-- Start --

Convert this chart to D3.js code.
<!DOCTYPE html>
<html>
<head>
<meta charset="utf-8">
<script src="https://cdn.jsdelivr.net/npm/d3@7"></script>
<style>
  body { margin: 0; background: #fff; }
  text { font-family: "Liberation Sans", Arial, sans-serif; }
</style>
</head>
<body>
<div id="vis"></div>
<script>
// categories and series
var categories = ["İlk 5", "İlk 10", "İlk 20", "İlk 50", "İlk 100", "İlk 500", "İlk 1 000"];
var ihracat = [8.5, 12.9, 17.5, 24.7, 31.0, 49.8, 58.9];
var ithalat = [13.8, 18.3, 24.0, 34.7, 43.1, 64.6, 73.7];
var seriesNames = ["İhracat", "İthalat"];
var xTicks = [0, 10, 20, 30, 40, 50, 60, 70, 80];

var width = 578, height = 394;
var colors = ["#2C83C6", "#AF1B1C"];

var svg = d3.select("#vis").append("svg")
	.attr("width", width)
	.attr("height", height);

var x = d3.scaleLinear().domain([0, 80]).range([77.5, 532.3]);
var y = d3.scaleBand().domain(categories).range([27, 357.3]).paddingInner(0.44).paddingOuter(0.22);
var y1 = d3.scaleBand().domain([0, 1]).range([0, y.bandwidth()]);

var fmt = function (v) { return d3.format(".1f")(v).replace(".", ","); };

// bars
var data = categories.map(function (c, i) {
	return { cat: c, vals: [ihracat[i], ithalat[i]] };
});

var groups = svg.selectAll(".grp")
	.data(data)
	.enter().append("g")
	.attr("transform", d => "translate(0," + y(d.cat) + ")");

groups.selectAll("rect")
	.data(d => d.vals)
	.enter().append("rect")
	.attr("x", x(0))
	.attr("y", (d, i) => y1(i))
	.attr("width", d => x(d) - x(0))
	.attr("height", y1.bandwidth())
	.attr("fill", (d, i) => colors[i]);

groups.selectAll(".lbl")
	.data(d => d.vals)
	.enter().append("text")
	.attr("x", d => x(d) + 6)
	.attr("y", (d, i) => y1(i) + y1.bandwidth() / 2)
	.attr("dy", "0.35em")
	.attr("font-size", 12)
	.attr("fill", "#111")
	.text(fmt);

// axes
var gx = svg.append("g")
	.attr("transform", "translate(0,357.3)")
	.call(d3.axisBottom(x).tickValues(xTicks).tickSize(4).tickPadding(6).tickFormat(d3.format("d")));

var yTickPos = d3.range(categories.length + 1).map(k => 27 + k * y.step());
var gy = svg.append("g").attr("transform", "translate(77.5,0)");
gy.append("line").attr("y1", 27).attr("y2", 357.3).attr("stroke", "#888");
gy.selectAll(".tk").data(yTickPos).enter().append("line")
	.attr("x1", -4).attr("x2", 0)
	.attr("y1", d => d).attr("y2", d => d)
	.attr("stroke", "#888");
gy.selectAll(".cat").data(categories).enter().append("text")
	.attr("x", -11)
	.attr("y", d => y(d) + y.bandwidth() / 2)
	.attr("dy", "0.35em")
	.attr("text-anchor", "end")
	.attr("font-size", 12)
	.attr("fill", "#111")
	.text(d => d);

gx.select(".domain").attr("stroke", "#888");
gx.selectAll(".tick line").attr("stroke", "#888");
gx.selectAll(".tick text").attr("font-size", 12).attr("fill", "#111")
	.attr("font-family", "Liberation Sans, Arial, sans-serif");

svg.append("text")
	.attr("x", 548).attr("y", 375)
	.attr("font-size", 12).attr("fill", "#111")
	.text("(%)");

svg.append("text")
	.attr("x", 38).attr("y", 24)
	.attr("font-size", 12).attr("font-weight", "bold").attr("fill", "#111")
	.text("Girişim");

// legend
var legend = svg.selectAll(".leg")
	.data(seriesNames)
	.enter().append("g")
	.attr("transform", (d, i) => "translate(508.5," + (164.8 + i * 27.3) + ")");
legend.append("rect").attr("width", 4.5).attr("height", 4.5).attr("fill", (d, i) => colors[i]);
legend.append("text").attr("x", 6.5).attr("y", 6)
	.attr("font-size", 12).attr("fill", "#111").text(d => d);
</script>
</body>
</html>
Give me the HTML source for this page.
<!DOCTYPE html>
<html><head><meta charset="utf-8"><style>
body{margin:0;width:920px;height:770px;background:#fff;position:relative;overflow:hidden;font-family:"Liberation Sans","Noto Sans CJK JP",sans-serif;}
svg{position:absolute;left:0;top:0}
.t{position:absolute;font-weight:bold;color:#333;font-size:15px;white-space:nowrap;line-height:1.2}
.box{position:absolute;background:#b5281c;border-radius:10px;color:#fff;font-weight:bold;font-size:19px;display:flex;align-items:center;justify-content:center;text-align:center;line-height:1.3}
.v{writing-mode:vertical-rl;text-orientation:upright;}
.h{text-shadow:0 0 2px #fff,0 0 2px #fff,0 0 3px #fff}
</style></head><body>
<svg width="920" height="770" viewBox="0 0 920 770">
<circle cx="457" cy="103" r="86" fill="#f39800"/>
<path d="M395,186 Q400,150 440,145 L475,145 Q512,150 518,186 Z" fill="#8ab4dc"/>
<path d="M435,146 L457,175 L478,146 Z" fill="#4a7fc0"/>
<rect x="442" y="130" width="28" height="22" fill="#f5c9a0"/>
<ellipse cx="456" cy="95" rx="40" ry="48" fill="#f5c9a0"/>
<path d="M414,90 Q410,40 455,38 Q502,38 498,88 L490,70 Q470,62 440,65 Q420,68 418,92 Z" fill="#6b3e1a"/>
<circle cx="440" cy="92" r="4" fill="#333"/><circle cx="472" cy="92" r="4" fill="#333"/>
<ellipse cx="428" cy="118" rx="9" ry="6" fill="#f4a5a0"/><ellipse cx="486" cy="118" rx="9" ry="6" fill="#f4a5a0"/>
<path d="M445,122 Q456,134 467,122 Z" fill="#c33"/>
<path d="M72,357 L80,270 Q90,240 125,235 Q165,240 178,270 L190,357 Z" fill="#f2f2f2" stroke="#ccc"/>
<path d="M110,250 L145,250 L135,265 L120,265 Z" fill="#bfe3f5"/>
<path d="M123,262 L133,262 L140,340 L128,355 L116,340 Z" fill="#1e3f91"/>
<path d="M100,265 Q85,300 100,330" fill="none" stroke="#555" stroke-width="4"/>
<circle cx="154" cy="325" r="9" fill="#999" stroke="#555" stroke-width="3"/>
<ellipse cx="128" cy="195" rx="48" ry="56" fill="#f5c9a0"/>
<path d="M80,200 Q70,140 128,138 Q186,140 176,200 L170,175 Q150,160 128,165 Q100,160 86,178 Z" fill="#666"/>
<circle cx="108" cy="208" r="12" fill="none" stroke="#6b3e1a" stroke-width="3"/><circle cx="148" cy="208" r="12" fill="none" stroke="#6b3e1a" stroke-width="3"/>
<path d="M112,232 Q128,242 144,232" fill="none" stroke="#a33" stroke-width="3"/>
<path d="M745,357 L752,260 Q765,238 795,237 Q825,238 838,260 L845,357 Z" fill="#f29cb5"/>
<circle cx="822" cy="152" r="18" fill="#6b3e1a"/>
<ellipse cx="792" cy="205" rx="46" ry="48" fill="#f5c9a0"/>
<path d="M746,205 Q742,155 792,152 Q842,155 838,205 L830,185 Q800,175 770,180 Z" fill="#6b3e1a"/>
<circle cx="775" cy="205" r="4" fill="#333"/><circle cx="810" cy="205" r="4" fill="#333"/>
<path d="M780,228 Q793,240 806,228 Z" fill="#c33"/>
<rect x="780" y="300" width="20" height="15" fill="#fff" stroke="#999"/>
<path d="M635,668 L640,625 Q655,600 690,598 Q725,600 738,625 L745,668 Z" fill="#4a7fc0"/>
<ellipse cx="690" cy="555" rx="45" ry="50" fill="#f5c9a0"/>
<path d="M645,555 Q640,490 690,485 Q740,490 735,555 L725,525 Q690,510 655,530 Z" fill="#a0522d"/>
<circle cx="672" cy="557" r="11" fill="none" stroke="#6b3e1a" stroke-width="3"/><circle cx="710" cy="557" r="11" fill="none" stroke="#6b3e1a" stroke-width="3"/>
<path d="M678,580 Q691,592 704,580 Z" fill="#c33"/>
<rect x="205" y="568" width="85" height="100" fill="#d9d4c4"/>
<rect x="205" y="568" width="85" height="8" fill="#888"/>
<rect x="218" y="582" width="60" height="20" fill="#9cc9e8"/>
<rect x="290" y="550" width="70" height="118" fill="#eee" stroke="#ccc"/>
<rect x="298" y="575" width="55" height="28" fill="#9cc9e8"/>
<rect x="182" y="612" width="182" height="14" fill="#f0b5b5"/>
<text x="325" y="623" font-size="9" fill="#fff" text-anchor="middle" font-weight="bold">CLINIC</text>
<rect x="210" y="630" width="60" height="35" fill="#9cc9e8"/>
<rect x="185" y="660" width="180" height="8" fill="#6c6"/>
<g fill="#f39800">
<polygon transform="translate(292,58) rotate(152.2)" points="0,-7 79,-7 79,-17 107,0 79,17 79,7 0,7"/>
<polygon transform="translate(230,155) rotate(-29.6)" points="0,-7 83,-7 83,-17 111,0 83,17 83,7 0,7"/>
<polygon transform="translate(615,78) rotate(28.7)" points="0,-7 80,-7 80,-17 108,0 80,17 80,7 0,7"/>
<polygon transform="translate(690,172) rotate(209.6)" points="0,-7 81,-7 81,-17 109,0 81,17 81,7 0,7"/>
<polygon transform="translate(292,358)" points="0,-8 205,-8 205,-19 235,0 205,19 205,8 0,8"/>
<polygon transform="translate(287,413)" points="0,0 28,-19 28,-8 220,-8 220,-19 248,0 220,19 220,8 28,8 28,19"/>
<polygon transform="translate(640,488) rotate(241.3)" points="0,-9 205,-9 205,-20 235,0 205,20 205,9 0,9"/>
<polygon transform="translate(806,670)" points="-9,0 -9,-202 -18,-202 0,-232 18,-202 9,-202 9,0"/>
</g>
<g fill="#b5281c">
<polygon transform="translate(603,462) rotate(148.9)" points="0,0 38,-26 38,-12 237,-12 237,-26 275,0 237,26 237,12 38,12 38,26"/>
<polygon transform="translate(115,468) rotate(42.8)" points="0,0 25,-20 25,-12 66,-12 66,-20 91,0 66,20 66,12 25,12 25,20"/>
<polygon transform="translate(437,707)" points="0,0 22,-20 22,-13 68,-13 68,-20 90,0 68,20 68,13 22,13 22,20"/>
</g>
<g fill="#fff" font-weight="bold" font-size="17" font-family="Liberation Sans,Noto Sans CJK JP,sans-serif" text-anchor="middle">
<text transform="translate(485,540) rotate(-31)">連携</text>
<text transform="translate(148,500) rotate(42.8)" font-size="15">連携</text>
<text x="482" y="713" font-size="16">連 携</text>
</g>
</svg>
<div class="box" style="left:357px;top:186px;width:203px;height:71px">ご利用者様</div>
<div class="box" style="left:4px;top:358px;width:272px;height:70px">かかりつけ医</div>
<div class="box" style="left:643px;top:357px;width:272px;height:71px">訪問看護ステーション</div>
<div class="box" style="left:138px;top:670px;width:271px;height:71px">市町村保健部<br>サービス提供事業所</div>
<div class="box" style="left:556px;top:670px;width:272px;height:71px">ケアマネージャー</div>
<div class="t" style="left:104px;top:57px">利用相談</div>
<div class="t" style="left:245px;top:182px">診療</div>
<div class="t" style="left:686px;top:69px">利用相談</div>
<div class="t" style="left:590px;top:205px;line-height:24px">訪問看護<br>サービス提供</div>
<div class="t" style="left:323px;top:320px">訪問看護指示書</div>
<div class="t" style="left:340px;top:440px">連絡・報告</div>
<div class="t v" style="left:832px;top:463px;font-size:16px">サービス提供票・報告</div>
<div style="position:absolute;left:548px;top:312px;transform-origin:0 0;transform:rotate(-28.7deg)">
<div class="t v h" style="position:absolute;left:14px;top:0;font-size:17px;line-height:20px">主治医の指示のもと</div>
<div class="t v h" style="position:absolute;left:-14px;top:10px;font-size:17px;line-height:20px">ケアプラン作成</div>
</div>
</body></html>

-- End --

**GIVEN INSTRUCTION**
Restate the listing exactly, starting at its first line and ending at the line where "var fmt = function" occurs; include both and no other lines.

**CORRECT RESULT**
Convert this chart to D3.js code.
<!DOCTYPE html>
<html>
<head>
<meta charset="utf-8">
<script src="https://cdn.jsdelivr.net/npm/d3@7"></script>
<style>
  body { margin: 0; background: #fff; }
  text { font-family: "Liberation Sans", Arial, sans-serif; }
</style>
</head>
<body>
<div id="vis"></div>
<script>
// categories and series
var categories = ["İlk 5", "İlk 10", "İlk 20", "İlk 50", "İlk 100", "İlk 500", "İlk 1 000"];
var ihracat = [8.5, 12.9, 17.5, 24.7, 31.0, 49.8, 58.9];
var ithalat = [13.8, 18.3, 24.0, 34.7, 43.1, 64.6, 73.7];
var seriesNames = ["İhracat", "İthalat"];
var xTicks = [0, 10, 20, 30, 40, 50, 60, 70, 80];

var width = 578, height = 394;
var colors = ["#2C83C6", "#AF1B1C"];

var svg = d3.select("#vis").append("svg")
	.attr("width", width)
	.attr("height", height);

var x = d3.scaleLinear().domain([0, 80]).range([77.5, 532.3]);
var y = d3.scaleBand().domain(categories).range([27, 357.3]).paddingInner(0.44).paddingOuter(0.22);
var y1 = d3.scaleBand().domain([0, 1]).range([0, y.bandwidth()]);

var fmt = function (v) { return d3.format(".1f")(v).replace(".", ","); };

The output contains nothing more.